Reportagem


Red Hot Chili Peppers

Nunca estaremos velhos para isto

Super Bock Super Rock

13/07/2017


© Steve Keros

Os Red Hot Chili Peppers deram ontem, por fim, aquele que era um dos concertos mais antecipados do ano, se considerarmos que os bilhetes para o primeiro dia do Super Bock Super Rock esgotaram logo por altura do Natal, quando foram anunciados como cabeças de cartaz no outono passado, e também a julgar pelas muitas t-shirts da banda californiana, que se multiplicavam pelo recinto desde cedo.

A excitação era palpável na tarde quente, contagiando-nos a todos, até a Kevin Morby que, em concerto horas antes, recordava “space may be the final frontier but it’s made in a Hollywood basement” –  “Californication”, esse sonho americano envenenado, que seria mais tarde celebrado pelas mil vozes que se juntaram à de Anthony Kiedis, na lotada MEO Arena.

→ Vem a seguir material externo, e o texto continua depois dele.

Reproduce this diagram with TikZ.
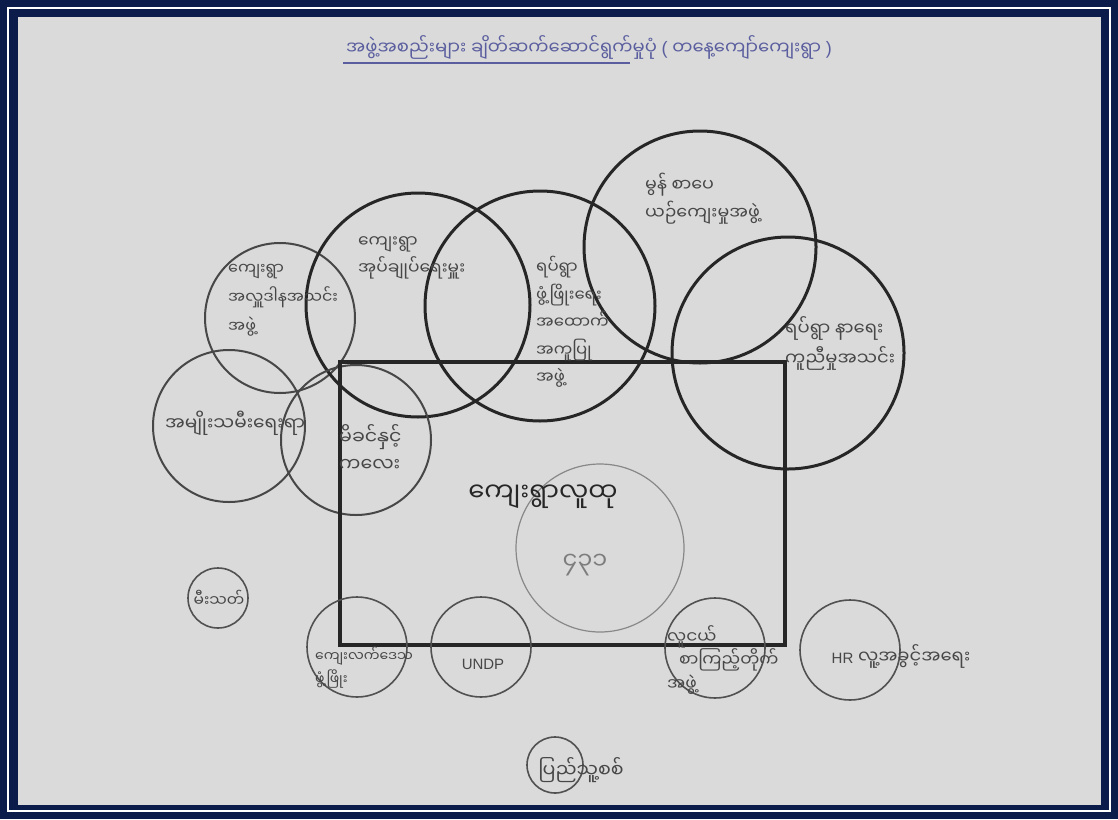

Os Red Hot Chili Peppers têm aquela familiaridade própria de quem faz música há tanto tempo que parece que sempre fizeram parte da nossa vida. Mas eis, então, que paramos para fazer contas e levamos um susto, é que já lá vão perto de quatro décadas desde que Flea e Anthony começaram a destruir Los Angeles, com o seu funk-rock-punk. A sério que passou tanto tempo assim? É que desde que virámos o milénio com a ajuda de Californication, possivelmente o álbum mais bem sucedido dos Red Hot Chili Peppers, que deixávamos de fazer contas aos anos, porque, se o fizermos, até parece que estamos velhos e, depois da noite de ontem, sabemos que nunca estaremos velhos para isto.

Flea, Chad Smith e Josh Klinghoffer abrem a noite com um instrumental cheio de groove, mas é quando os instrumentos se alinham com a voz sincopada de Anthony Kiedis, para a incendiária “Can’t Stop”, que o público estoura em delírio. Tudo é motivo de gritos, até por cada vez que Chad faz rodopiar baquetas no ar entre batidas. Estava dado o mote para uma noite que se adivinhava louca, mas que os Red Hot Chili Peppers acabariam por temperar, intercalando com vários êxitos seus menos explosivos, como “Snow (Hey Oh)” ou “Soul to Squeeze”.

Pelo meio, também muitas batalhas entre o baixo de Flea e a guitarra de Josh, onde não houve vencidos nem vencedores – mas, quer dizer, todos ouviram aquele baixo na “Nobody Weird Like Me”, certo? A todos os que ao longo dos anos sempre desvalorizaram os Red Hot Chili Peppers, não os considerando uma banda séria (mas alguém lê a Pitchfork?) e até aqueles que os odeiam (olá, Mike Patton), a todos vocês, os vossos argumentos caem por terra assim que Flea pega no baixo. Não há outro baixista assim, muito menos um com molas nos pés e aquele cabelo leopardo.

O que também há pouco por aí são vocalistas capazes de aos seus cinquentas e tais enfrentar uma plateia de 20 000 pessoas em tronco nu com a rebeldia de um miúdo adolescente – só lhe faltava um skate nos pés e umas esfoladelas nos cotovelos. Kiedis pode não ser o frontman mais comunicativo, mas o que esconde nas parcas palavras, compensa em atitude, nas muitas correrias por palco e na indolência com que canta coisas como “hit me you can’t hurt me suck my kiss”. As intervenções para com o público partem quase sempre de Flea que ontem, ora nos falou de como o ácido lhe estava a começar a bater, ora nos agradeceu muitas vezes por estarmos ali, despedindo-se com desejos de “peace and love”.

No fim de perto de hora e meia de concerto e já depois de um encore sofrido e com algum suspense – aquele senhor que se atreveu a entrar no palco para enrolar um cabo arriscou a vida para a turba de gente que seguramente o iria engolir caso os Red Hot Chili Peppers não regressassem para mais um par de músicas -, sentia-se à saída da MEO Arena algum desalento por todas as músicas que ficaram de fora e que nos pareciam obrigatórias. Como “Scar Tissue”, “Under The Bridge” ou “Around The World”, para enumerar apenas algumas das mais flagrantes. E nem podemos culpar o recente The Getaway de ter dominado a setlist, pois só se fizeram ouvir três músicas do novo álbum que, se alguma culpa tem, é apenas a de ter deixado Rick Rubin fora da equação.

Com tudo isto não queremos dizer que tenhamos assistido a um mau concerto, bem pelo contrário. O problema é que pior do que ter fome, é deixar a fome meio saciada. A melhor maneira que podemos resumir a noite de ontem é pelas palavras de um rapaz que à saída ao nosso lado, quando um amigo lhe perguntou o que tinha achado do concerto, encolheu os ombros e disse “soube a pouco”.